Ease and reliability of installation is important. We need the connection to databricks during batch deployments, CI builds and working on various compute instances. So we decided to drop turbodbc and go for the simpler (and slightly less fast) arrow-odbc. Here’s what usage could look like:

import pandas as pd

query=f"select * from your_table",
connection_string=get_your_connection_string(),
batch_size=20_000,
)
return None

dfs = []
# Process arrow batches
dfs.append(arrowbatch.to_pandas(timestamp_as_object=True))
if dfs:
return pd.concat(dfs, ignore_index=True)
else:
return None


## Conclusion

Investing some time in optimizing frequent and slow operations definitely pays off. In this case queries are >4x faster.
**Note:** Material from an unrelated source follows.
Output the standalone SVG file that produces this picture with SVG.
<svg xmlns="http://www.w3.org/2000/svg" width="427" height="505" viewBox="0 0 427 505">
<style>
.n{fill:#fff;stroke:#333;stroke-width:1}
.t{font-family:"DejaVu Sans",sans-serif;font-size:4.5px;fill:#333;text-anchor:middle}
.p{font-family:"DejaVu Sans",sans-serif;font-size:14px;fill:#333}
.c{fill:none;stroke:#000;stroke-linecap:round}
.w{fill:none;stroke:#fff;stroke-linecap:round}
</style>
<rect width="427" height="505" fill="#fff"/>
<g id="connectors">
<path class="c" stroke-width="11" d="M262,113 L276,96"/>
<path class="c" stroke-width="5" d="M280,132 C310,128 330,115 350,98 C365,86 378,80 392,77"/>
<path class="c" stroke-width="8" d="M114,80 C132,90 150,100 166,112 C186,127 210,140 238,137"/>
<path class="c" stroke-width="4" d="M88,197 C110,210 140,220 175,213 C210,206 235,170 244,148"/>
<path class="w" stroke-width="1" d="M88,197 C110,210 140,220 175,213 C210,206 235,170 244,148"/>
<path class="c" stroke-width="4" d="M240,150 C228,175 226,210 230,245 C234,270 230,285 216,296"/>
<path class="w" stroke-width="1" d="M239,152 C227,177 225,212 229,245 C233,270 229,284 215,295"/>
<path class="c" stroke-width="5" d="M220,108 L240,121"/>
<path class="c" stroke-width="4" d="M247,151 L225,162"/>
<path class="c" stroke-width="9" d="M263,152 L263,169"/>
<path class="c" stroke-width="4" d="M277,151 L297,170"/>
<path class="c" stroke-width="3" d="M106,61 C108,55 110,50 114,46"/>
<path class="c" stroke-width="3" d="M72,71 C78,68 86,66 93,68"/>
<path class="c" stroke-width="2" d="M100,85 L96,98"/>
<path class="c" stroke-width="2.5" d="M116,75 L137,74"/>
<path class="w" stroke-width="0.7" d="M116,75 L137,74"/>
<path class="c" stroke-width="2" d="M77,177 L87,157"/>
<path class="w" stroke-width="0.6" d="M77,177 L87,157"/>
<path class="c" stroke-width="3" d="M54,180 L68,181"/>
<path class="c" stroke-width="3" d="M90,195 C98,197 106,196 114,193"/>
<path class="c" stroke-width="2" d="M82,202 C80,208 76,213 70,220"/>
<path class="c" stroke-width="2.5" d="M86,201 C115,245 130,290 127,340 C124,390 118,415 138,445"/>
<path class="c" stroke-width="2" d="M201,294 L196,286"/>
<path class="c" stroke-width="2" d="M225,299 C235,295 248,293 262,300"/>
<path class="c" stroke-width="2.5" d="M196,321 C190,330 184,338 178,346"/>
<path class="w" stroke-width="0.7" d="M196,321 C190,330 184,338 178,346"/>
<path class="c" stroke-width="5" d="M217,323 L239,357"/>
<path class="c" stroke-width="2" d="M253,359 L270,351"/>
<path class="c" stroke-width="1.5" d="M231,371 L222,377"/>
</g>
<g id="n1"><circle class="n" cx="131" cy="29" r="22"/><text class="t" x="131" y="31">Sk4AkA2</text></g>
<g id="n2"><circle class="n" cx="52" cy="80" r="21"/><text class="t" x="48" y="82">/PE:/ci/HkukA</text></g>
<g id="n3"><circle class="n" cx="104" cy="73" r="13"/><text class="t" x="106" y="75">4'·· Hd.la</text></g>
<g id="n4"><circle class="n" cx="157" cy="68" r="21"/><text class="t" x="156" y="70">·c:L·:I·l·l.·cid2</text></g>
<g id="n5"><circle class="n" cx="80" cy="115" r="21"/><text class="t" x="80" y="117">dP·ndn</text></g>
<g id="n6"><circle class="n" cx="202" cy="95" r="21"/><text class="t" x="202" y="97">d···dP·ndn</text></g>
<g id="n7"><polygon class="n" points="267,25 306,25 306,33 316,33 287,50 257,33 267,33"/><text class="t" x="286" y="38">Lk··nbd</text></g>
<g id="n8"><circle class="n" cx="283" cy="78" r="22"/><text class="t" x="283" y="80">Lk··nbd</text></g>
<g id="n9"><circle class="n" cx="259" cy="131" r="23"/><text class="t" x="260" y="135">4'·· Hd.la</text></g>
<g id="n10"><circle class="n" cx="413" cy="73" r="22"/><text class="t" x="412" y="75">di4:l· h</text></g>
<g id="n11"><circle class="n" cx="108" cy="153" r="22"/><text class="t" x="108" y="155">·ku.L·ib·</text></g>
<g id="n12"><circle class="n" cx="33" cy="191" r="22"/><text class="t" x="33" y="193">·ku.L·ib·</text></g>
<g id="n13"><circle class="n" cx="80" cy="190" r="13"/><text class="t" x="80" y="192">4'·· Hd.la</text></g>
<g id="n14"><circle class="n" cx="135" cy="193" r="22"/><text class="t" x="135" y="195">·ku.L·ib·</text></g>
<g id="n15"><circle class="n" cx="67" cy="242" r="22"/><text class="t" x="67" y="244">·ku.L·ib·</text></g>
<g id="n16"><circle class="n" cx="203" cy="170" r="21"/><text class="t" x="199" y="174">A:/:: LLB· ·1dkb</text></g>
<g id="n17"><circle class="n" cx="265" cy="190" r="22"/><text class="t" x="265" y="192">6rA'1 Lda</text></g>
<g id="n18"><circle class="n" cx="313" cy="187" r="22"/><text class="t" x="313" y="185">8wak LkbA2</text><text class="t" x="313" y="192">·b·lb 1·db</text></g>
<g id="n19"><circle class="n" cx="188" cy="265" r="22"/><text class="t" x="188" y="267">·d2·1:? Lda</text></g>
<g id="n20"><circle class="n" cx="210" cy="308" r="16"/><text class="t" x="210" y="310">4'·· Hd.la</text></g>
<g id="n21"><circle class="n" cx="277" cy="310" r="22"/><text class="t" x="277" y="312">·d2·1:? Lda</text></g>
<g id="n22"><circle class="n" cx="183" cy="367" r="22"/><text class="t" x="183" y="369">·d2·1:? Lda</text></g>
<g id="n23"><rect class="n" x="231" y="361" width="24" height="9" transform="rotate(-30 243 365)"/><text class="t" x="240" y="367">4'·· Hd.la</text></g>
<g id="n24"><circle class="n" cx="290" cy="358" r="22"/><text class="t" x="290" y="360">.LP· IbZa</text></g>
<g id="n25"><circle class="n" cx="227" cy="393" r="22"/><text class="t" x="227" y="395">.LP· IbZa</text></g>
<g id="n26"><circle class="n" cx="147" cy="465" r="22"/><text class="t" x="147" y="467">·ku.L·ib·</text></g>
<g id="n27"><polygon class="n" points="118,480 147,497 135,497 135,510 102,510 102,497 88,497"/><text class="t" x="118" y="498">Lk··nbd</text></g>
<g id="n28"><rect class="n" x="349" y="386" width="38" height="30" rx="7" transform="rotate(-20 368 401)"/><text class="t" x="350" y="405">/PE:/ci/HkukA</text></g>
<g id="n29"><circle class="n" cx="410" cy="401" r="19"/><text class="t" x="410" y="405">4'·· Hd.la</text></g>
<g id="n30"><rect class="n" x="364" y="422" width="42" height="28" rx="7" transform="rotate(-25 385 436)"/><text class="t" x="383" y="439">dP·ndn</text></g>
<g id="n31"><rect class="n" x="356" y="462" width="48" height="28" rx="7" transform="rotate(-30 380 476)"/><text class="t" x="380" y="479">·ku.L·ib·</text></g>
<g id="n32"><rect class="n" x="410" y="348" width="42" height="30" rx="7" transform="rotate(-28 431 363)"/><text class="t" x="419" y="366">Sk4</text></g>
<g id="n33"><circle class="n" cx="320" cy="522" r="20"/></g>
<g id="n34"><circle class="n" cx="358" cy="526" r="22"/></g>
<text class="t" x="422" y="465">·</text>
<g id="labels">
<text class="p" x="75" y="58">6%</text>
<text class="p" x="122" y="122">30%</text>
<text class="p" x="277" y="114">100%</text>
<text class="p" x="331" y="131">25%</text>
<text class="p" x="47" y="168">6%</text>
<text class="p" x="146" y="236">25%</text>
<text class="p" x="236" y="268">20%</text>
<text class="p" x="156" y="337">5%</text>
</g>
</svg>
The rabbit hole is much deeper however and the potential for further speedups is still significant. For example, Databricks delta tables use parquet files under the hood, which means it might be possible to hook them up to duckdb, which in turn has many optimizations for fetching data. And there’s the apache arrow flight project announced in February 2022 that aims to get rid of many intermediate steps and natively support columnar, batched data transfers.